No two days on the job are the same, and DSP Wilbur Sim finds this exciting.
Facing multifaceted challenges and interacting with people from all walks of life each day keeps the commanding officer of the Toa Payoh Neighbourhood Police Centre (NPC), Tanglin Division, on his toes.
DSP Sim leads a team of close to 130 officers who work to keep the residents of Toa Payoh and Potong Pasir safe. His job entails formulating strategies to tackle prevailing crime trends in the area and working closely with government agencies, grassroots leaders and voluntary welfare organisations to deal with cross-cutting issues.
Some of his main projects now include a divisional leadership development programme for promising officers and improving the NPC’s work processes and workplace environment. Together with his Community Policing Unit (CPU) officers, he is also enhancing the NPC’s crime prevention outreach via social media, which involves tapping on behavioural insights to shape attitudes towards prevailing crime trends. The 31-year-old largely credits his aptitude to successfully handle such a varied role to his experience as an SPF scholar.
Prepping for the job
On the Singapore Government Scholarship (SGS) (Police), DSP Sim graduated with a bachelor’s degree in Electrical and Electronics Engineering with first class honours from Imperial College London and subsequently pursued a master’s degree in Criminology at the University of Cambridge.
While the two disciplines appear unrelated, he sees them as a complementary fit for his career.
“The rigour of my undergraduate curriculum honed my analytical and critical thinking skills, enabling me to be able to quickly troubleshoot problems and fine tune processes within and across systems, ultimately ensuring efficient product and service delivery,” he says.
Furthermore, his postgraduate degree schooled him in basic criminological theories, which deepened his understanding of various aspects of crime, including the psychological profiling of criminals, the sociology of punishment and the rehabilitation of offenders.
Studying overseas was a novel experience as it was the first time that he was away from his family for an extended period of time. Fortunately, SPF provided opportunities for him to link up with seniors studying overseas who provided advice and guidance on settling in.
As part of the scholarship programme, he was attached to various police units during annual summer vacations, which gave him first-hand experience of police work. He was also able to propose areas of improvement based on policing best practices that he had observed while living in Europe.
He was also on the executive committee of the Imperial College Singapore Society, helping to organise events and activities that brought Singaporeans studying in the university together.
In the future, DSP Sim hopes to take on more senior command positions within the SPF.
He also looks forward to opportunities to be seconded to the Ministry of Home Affairs, where he will be exposed to other areas of policy and operational work concerning the entire Home Team and not just within the SPF.
“Working on wide-ranging issues will broaden my perspectives and coupled with my ground experience, hopefully enable me to contribute towards the formulation of policies that will benefit society at large,” he says.

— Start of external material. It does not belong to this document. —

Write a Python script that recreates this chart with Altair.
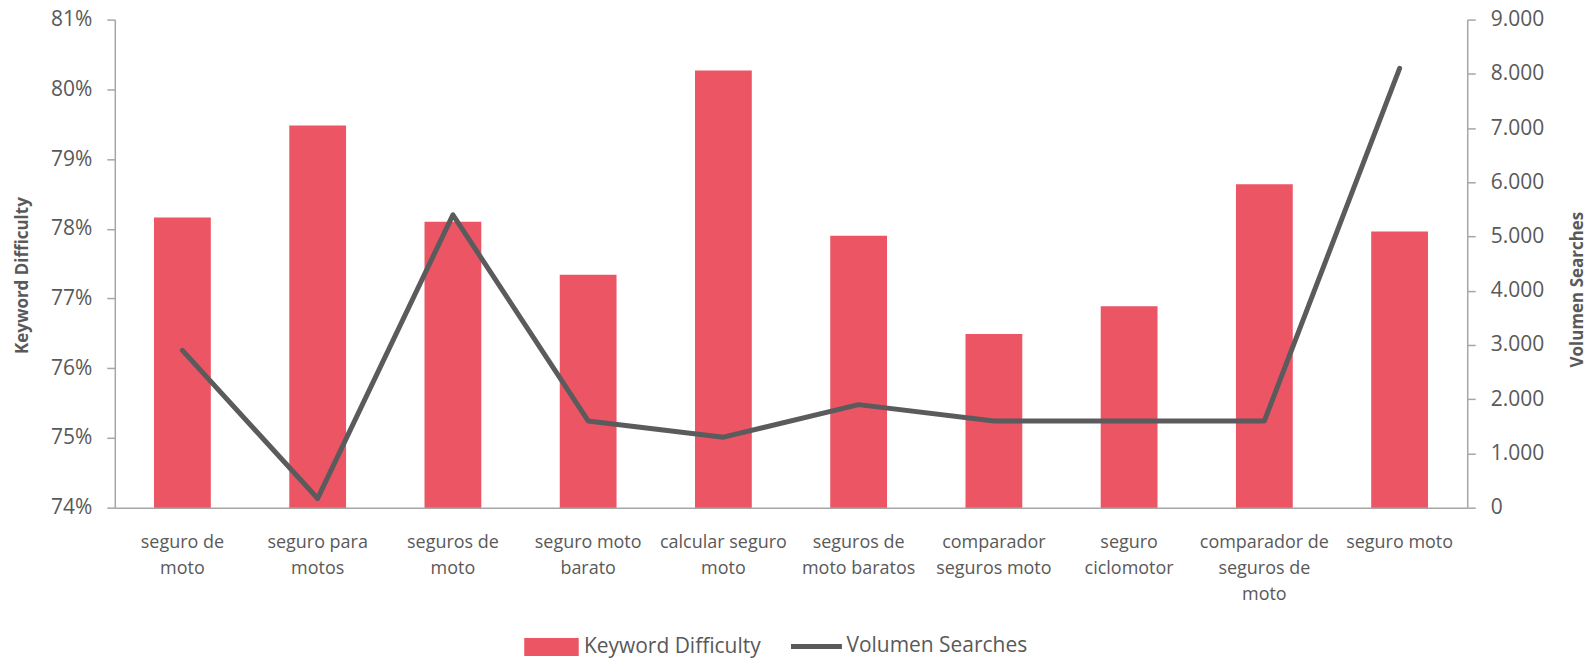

Such wide exposure is critical as SPF officers do not work in silos and must be ever-ready to anticipate change even before it occurs. This is to ensure that they are always a few steps ahead of adversaries.
DSP Sim says: “This scholarship is not just a means to an overseas education; it is a gateway to an enriching lifelong career that allows me to play a role in safeguarding Singapore.
“Ensuring the safety and security of Singaporeans is a noble task which entails many sacrifices; the uniqueness of this scholarship lies in the opportunity to experience different sets of challenges that present themselves every day.”